Between 1902 and 1912, Frida Pallin was a member of the Gothenburg general elementary school board, to which she had been elected on account of her involvement in teaching for the youngest children. Her older colleague Eva Rodhe, was also a member, well-known as she was as a reform pedagogue, and the founder and principal of the Praktiska arbetsskolan (later the Palmgrenska coeducational school) in Gothenburg and probably one of the most important contacts for Frida Pallin in her pedagogical development work at Mathilda Hall’s school.
Frida Pallin never married and never had any children of her own. In the mid-1890s, her unmarried sister Hulda Pallin, ten years older and previously a teacher at the Magdeburgska girls’ school in Uppsala, moved to Gothenburg and they shared a home until her sister’s death in 1923. Hulda Pallin was also active as a teacher at Mathilda Hall’s school for 15 years. In the same way as Frida Pallin as a girl had received help from her aunt to be able to attend school in Gothenburg, so she also helped a brother’s two children who therefore came to be close to her.
Both Frida and Hulda Pallin were all their lives profoundly involved in the Swedish church’s mission and deaconry.

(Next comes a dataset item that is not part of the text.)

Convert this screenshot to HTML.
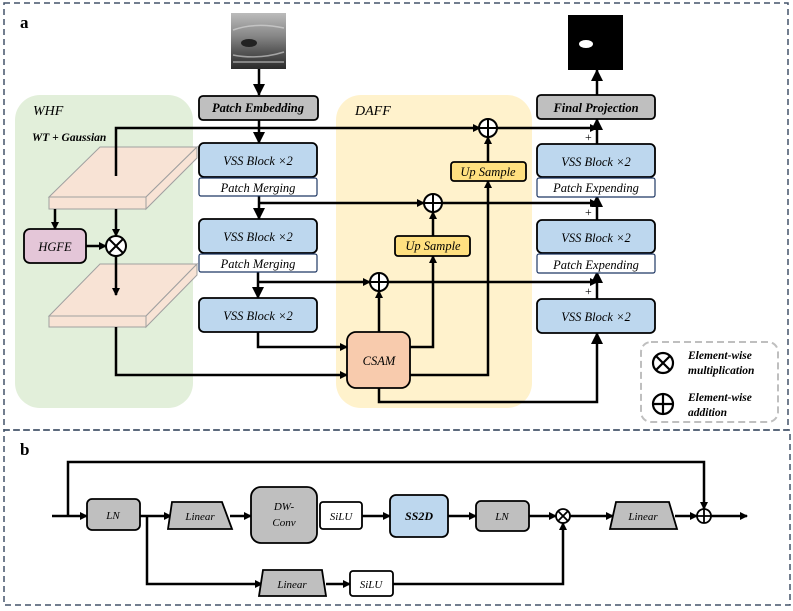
<!DOCTYPE html>
<html><head><meta charset="utf-8"><style>
body{margin:0;background:#fff}
svg{display:block}
text{font-family:"Liberation Serif",serif;font-style:italic}
text.n{font-style:normal}
</style></head><body>
<svg width="793" height="611" viewBox="0 0 793 611" xmlns="http://www.w3.org/2000/svg">
<defs>
<marker id="ah" markerWidth="8" markerHeight="8" refX="7" refY="4" orient="auto" markerUnits="userSpaceOnUse"><path d="M0,0 L8,4 L0,8 z" fill="#000"/></marker>
<marker id="ab" markerWidth="12" markerHeight="12" refX="11" refY="6" orient="auto" markerUnits="userSpaceOnUse"><path d="M0,0 L12,6 L0,12 z" fill="#000"/></marker>
<linearGradient id="us" x1="0" y1="0" x2="0" y2="1"><stop offset="0" stop-color="#bbb"/><stop offset="0.4" stop-color="#888"/><stop offset="0.7" stop-color="#555"/><stop offset="1" stop-color="#2a2a2a"/></linearGradient>
</defs>
<rect x="4" y="3" width="784" height="427" fill="none" stroke="#44546a" stroke-width="1.5" stroke-dasharray="6,4"/>
<rect x="4" y="430" width="786" height="175" fill="none" stroke="#44546a" stroke-width="1.5" stroke-dasharray="6,4"/>
<text class="n" x="20" y="28" font-weight="bold" font-size="17">a</text>
<text class="n" x="20" y="455" font-weight="bold" font-size="17">b</text>

<rect x="15" y="95" width="178" height="313" rx="25" fill="#e2efda"/>
<rect x="336" y="95" width="196" height="313" rx="25" fill="#fff2cc"/>
<text x="33" y="115" font-size="14">WHF</text>
<text x="355" y="115" font-size="14">DAFF</text>
<text x="32" y="141" font-size="11.5" font-weight="bold">WT + Gaussian</text>

<rect x="231" y="13" width="55" height="56" fill="url(#us)"/>
<path d="M233,30 Q255,22 284,28 M233,55 Q258,60 284,52 M233,62 H284" stroke="#ddd" stroke-width="1.5" fill="none" opacity="0.6"/>
<ellipse cx="249" cy="43" rx="8" ry="4" fill="#222"/>
<rect x="568" y="15" width="55" height="55" fill="#000"/>
<ellipse cx="586" cy="44" rx="7" ry="4" fill="#fff"/>

<g fill="#f8e3d5" stroke="#a0a0a0" stroke-width="1">
<polygon points="49,197 100,147 197,147 146,197"/>
<rect x="49" y="197" width="97" height="12"/>
<polygon points="146,197 197,147 197,158 146,209"/>
<polygon points="49,316 100,264 197,264 146,316"/>
<rect x="49" y="316" width="97" height="11"/>
<polygon points="146,316 197,264 197,275 146,327"/>
</g>

<g stroke="#000" stroke-width="2.5" fill="none">
<line x1="259" y1="69" x2="259" y2="95" marker-end="url(#ab)"/>
<line x1="259" y1="120" x2="259" y2="143" marker-end="url(#ab)"/>
<polyline points="116,176 116,128 480,128" marker-end="url(#ah)"/>
<line x1="496" y1="128" x2="597" y2="128" marker-end="url(#ah)"/>
<line x1="55" y1="209" x2="55" y2="229" marker-end="url(#ah)"/>
<line x1="116" y1="209" x2="116" y2="236" marker-end="url(#ah)"/>
<line x1="86" y1="246" x2="106" y2="246" marker-end="url(#ah)"/>
<line x1="116" y1="256" x2="116" y2="295" marker-end="url(#ah)"/>
<polyline points="116,327 116,375 347,375" marker-end="url(#ah)"/>
<line x1="259" y1="196" x2="259" y2="219" marker-end="url(#ab)"/>
<line x1="259" y1="203" x2="424" y2="203" marker-end="url(#ah)"/>
<line x1="441" y1="203" x2="597" y2="203" marker-end="url(#ah)"/>
<line x1="258" y1="272" x2="258" y2="298" marker-end="url(#ab)"/>
<line x1="258" y1="282" x2="370" y2="282" marker-end="url(#ah)"/>
<line x1="388" y1="282" x2="597" y2="282" marker-end="url(#ah)"/>
<polyline points="258,332 258,347 347,347" marker-end="url(#ah)"/>
<line x1="379" y1="332" x2="379" y2="291" marker-end="url(#ah)"/>
<polyline points="410,347 433,347 433,256" marker-end="url(#ah)"/>
<line x1="433" y1="236" x2="433" y2="212" marker-end="url(#ah)"/>
<polyline points="410,375 488,375 488,181" marker-end="url(#ah)"/>
<line x1="488" y1="162" x2="488" y2="137" marker-end="url(#ah)"/>
<polyline points="379,388 379,402 597,402 597,333" marker-end="url(#ab)"/>
<line x1="597" y1="144" x2="597" y2="119" marker-end="url(#ab)"/>
<line x1="597" y1="220" x2="597" y2="196" marker-end="url(#ab)"/>
<line x1="597" y1="299" x2="597" y2="272" marker-end="url(#ab)"/>
<line x1="597" y1="95" x2="597" y2="70" marker-end="url(#ab)"/>
</g>
<g font-size="12" font-family="Liberation Sans">
<text class="n" x="585" y="141">+</text><text class="n" x="585" y="216">+</text><text class="n" x="585" y="295">+</text>
</g>

<g stroke="#000" stroke-width="1.8">
<rect x="199" y="96" width="119" height="24" rx="4" fill="#bfbfbf"/>
<rect x="537" y="95" width="118" height="24" rx="4" fill="#bfbfbf"/>
<rect x="199" y="143" width="118" height="34" rx="5" fill="#bdd7ee"/>
<rect x="199" y="219" width="118" height="34" rx="5" fill="#bdd7ee"/>
<rect x="199" y="298" width="118" height="34" rx="5" fill="#bdd7ee"/>
<rect x="537" y="144" width="118" height="33" rx="5" fill="#bdd7ee"/>
<rect x="537" y="220" width="118" height="33" rx="5" fill="#bdd7ee"/>
<rect x="537" y="299" width="118" height="34" rx="5" fill="#bdd7ee"/>
<rect x="24" y="229" width="62" height="34" rx="6" fill="#e4c6d8"/>
<rect x="347" y="332" width="63" height="56" rx="9" fill="#f8cbad"/>
<rect x="451" y="162" width="75" height="19" rx="3" fill="#ffe080"/>
<rect x="395" y="236" width="75" height="20" rx="3" fill="#ffe080"/>
</g>
<g stroke="#1f3864" stroke-width="1.2" fill="#fff">
<rect x="199" y="178" width="118" height="18" rx="2"/>
<rect x="199" y="254" width="118" height="18" rx="2"/>
<rect x="537" y="178" width="118" height="19" rx="2"/>
<rect x="537" y="254" width="118" height="19" rx="2"/>
</g>
<g text-anchor="middle" font-size="12.5">
<text x="258" y="112" font-weight="bold">Patch Embedding</text>
<text x="596" y="112" font-weight="bold">Final Projection</text>
<text x="258" y="165">VSS Block ×2</text>
<text x="258" y="241">VSS Block ×2</text>
<text x="258" y="320">VSS Block ×2</text>
<text x="596" y="166">VSS Block ×2</text>
<text x="596" y="242">VSS Block ×2</text>
<text x="596" y="321">VSS Block ×2</text>
<text x="258" y="192">Patch Merging</text>
<text x="258" y="268">Patch Merging</text>
<text x="596" y="192">Patch Expending</text>
<text x="596" y="269">Patch Expending</text>
<text x="55" y="251">HGFE</text>
<text x="379" y="365">CSAM</text>
<text x="488" y="176">Up Sample</text>
<text x="433" y="250">Up Sample</text>
</g>
<g stroke="#000" stroke-width="2" fill="#fff">
<circle cx="116" cy="246" r="10"/>
<circle cx="488" cy="128" r="9"/>
<circle cx="433" cy="203" r="9"/>
<circle cx="379" cy="282" r="9"/>
</g>
<g stroke="#000" stroke-width="2">
<path d="M109,239 L123,253 M123,239 L109,253"/>
<path d="M479,128 H497 M488,119 V137"/>
<path d="M424,203 H442 M433,194 V212"/>
<path d="M370,282 H388 M379,273 V291"/>
</g>
<rect x="641" y="342" width="137" height="80" rx="10" fill="#fff" stroke="#bfbfbf" stroke-width="2" stroke-dasharray="7,4"/>
<g stroke="#000" stroke-width="2.2" fill="none">
<circle cx="663" cy="363" r="10"/><path d="M656,356 L670,370 M670,356 L656,370"/>
<circle cx="663" cy="404" r="10"/><path d="M653,404 H673 M663,394 V414"/>
</g>
<g font-size="11.5" font-weight="bold">
<text x="688" y="359">Element-wise</text>
<text x="688" y="374">multiplication</text>
<text x="688" y="401">Element-wise</text>
<text x="688" y="416">addition</text>
</g>

<g stroke="#000" stroke-width="2.5" fill="none">
<line x1="52" y1="516" x2="87" y2="516" marker-end="url(#ah)"/>
<polyline points="68,516 68,462 704,462 704,509" marker-end="url(#ah)"/>
<line x1="140" y1="516" x2="171" y2="516" marker-end="url(#ah)"/>
<line x1="230" y1="516" x2="251" y2="516" marker-end="url(#ah)"/>
<line x1="362" y1="516" x2="390" y2="516" marker-end="url(#ah)"/>
<line x1="448" y1="516" x2="476" y2="516" marker-end="url(#ah)"/>
<line x1="529" y1="516" x2="556" y2="516" marker-end="url(#ah)"/>
<line x1="570" y1="516" x2="613" y2="516" marker-end="url(#ah)"/>
<line x1="675" y1="516" x2="697" y2="516" marker-end="url(#ah)"/>
<line x1="711" y1="516" x2="747" y2="516" marker-end="url(#ah)"/>
<polyline points="147,516 147,584 262,584" marker-end="url(#ah)"/>
<line x1="326" y1="584" x2="350" y2="584" marker-end="url(#ah)"/>
<polyline points="393,584 563,584 563,523" marker-end="url(#ah)"/>
</g>
<g stroke="#000" stroke-width="1.8">
<rect x="87" y="499" width="53" height="31" rx="5" fill="#bfbfbf"/>
<polygon points="172,502 222,502 232,529 168,529" fill="#bfbfbf"/>
<rect x="251" y="487" width="66" height="56" rx="10" fill="#bfbfbf"/>
<rect x="320" y="502" width="42" height="27" rx="3" fill="#fff"/>
<rect x="390" y="495" width="58" height="42" rx="6" fill="#bdd7ee"/>
<rect x="476" y="501" width="53" height="30" rx="5" fill="#bfbfbf"/>
<polygon points="616,502 669,502 677,529 610,529" fill="#bfbfbf"/>
<polygon points="263,570 322,570 326,596 259,596" fill="#bfbfbf"/>
<rect x="350" y="571" width="43" height="25" rx="3" fill="#fff"/>
<circle cx="563" cy="516" r="7" fill="#fff"/>
<circle cx="704" cy="516" r="7" fill="#fff"/>
<path d="M558,511 L568,521 M568,511 L558,521 M697,516 H711 M704,509 V523" fill="none"/>
</g>
<g text-anchor="middle" font-size="11">
<text x="113" y="519">LN</text>
<text x="200" y="520">Linear</text>
<text x="284" y="510">DW-</text>
<text x="284" y="526">Conv</text>
<text x="341" y="520">SiLU</text>
<text x="419" y="520" font-weight="bold" font-size="12">SS2D</text>
<text x="502" y="520">LN</text>
<text x="643" y="520">Linear</text>
<text x="292" y="588">Linear</text>
<text x="371" y="588">SiLU</text>
</g>
</svg>
</body></html>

It was mainly Hulda Pallin who burned for the mission, and travelling church speakers and missionaries often passed through their home. Frida Pallin participated in 1910 in the world mission conference in Edinburgh and in 1913—1929 she had a central role in the organisation of the so-called ”Porlamötena”, a series of Christian meetings held at Porla Brunn spa in Närke in which many leading persons in the contemporary life of the church participated.
Frida Pallin resigned as the principal for Mathilda Hall’s school in 1923. She remained however as the majority shareholder in the limited company and sat on the board until her death in 1931. She willed her assets to her two nieces, who thus became the new majority shareholders and also took over her place on the board. In connection with the municipal takeover of private girls’ schools in Gothenburg in the 1930s, the school property was sold to the municipality. The school was formally wound up 1938.
Frida Pallin died at the age of 71 in Gothenburg in 1931. She is buried in the Eastern Cemetery in Gothenburg.